Given exercise: Exactly retype the lines from the top of the data through the line containing "import * as", leaving out every picture.

[Begin Source data]

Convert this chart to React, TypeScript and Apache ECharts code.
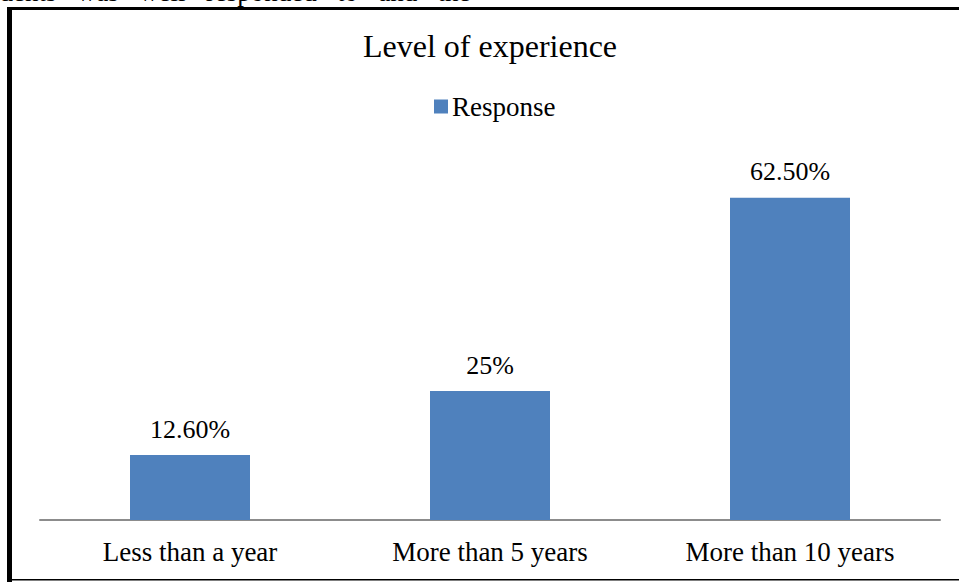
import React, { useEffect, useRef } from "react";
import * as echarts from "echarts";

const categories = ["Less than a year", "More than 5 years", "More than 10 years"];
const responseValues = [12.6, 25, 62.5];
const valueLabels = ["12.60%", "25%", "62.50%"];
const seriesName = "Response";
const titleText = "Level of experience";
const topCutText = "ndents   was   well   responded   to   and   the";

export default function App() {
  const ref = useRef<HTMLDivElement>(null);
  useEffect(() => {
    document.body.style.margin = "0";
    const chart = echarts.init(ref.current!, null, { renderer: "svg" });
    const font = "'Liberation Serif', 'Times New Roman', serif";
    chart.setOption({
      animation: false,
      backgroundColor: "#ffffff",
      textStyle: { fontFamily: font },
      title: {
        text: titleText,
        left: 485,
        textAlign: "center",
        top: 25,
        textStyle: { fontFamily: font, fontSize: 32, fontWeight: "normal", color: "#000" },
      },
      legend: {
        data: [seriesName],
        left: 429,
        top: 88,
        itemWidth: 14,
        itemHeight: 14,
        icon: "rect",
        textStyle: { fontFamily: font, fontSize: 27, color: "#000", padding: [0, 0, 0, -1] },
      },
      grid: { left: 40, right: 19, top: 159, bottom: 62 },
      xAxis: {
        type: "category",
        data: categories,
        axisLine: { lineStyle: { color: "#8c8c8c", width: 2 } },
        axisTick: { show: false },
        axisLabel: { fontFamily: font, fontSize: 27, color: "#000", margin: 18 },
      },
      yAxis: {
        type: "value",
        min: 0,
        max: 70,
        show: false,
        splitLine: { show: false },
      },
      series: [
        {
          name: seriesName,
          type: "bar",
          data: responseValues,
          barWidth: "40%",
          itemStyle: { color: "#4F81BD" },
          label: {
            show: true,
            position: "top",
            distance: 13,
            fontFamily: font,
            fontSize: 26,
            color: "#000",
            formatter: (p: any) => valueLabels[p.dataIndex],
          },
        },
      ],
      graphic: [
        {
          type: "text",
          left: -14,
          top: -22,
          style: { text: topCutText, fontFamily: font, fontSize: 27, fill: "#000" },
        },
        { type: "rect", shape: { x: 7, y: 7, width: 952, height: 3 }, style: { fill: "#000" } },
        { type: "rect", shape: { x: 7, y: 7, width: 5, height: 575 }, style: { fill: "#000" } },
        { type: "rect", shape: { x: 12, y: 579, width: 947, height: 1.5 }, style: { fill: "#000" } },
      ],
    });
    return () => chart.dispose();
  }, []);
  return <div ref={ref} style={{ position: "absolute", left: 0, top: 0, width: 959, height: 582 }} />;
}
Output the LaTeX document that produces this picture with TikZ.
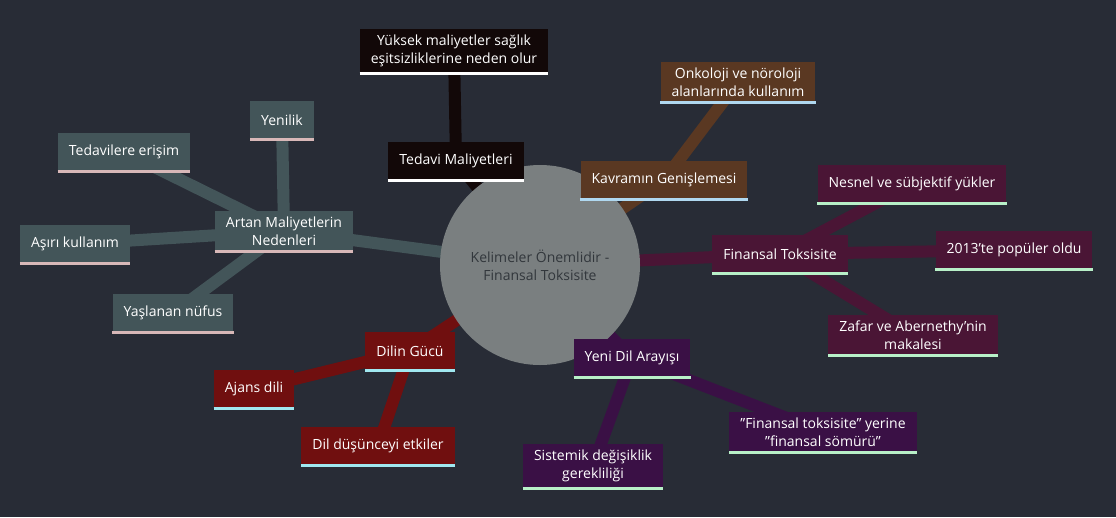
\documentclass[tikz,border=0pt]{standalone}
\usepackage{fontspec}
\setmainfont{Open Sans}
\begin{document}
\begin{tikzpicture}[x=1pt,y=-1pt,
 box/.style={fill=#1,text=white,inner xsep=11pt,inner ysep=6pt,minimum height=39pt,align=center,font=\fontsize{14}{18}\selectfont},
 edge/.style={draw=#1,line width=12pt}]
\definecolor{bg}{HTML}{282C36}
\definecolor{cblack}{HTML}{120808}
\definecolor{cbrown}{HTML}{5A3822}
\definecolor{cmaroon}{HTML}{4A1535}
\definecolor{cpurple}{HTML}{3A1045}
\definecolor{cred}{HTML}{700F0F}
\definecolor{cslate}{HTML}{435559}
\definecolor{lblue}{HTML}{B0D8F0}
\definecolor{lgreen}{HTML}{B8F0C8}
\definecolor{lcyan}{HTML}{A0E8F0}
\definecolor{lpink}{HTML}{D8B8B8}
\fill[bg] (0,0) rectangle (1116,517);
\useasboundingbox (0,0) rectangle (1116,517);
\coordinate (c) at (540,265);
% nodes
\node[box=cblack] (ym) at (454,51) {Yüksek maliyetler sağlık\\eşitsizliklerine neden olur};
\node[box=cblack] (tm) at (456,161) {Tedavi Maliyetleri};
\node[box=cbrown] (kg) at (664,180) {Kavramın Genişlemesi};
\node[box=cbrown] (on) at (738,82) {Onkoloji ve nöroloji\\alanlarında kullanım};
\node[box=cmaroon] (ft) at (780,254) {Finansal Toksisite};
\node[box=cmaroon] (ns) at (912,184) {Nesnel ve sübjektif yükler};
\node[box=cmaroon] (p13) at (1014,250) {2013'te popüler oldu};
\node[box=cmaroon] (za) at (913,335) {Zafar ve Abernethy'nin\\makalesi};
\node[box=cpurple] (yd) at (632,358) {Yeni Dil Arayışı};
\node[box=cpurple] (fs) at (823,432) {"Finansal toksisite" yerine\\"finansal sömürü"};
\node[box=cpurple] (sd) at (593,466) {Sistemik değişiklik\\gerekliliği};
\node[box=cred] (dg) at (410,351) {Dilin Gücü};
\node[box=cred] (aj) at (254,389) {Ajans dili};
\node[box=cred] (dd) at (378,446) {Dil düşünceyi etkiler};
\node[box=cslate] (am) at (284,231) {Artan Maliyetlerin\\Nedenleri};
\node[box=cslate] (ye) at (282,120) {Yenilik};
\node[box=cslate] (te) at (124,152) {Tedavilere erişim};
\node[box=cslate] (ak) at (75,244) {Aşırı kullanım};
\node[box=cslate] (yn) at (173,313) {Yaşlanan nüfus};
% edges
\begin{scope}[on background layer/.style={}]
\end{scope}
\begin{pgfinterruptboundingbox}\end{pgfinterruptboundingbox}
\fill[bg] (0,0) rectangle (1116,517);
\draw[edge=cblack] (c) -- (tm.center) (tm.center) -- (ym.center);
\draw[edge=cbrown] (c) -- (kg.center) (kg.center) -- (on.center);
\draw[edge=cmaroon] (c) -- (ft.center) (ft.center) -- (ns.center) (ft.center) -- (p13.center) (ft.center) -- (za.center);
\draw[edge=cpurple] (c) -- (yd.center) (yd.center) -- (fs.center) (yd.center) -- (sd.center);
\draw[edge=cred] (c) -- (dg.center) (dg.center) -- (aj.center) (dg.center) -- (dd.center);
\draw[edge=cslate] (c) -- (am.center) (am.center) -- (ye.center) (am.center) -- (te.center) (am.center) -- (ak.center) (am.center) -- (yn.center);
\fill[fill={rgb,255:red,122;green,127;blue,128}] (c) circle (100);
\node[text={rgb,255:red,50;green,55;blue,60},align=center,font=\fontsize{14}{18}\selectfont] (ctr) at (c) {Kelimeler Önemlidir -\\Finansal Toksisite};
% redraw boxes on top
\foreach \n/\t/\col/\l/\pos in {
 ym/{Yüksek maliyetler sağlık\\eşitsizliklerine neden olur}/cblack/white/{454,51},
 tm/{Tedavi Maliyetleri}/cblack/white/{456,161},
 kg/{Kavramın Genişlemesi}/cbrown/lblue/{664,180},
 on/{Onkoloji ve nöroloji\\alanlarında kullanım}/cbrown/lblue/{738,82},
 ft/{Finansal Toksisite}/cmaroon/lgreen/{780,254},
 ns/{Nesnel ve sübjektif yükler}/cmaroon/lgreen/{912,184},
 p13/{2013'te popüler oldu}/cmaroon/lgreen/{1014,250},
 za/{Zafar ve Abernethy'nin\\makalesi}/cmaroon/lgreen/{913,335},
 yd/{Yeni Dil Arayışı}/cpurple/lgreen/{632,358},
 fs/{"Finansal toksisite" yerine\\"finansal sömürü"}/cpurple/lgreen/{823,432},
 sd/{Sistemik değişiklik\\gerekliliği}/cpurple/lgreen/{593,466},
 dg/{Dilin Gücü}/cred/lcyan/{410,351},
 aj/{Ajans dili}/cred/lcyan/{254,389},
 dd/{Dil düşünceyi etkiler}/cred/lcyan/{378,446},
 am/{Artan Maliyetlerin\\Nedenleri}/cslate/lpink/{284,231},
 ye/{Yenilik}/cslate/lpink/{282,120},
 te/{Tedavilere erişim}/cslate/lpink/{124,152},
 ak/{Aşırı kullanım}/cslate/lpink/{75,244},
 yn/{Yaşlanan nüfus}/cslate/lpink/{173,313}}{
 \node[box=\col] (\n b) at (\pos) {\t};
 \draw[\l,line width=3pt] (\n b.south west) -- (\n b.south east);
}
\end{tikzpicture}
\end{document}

[End Source data]

Exercise response:
Convert this chart to React, TypeScript and Apache ECharts code.
import React, { useEffect, useRef } from "react";
import * as echarts from "echarts";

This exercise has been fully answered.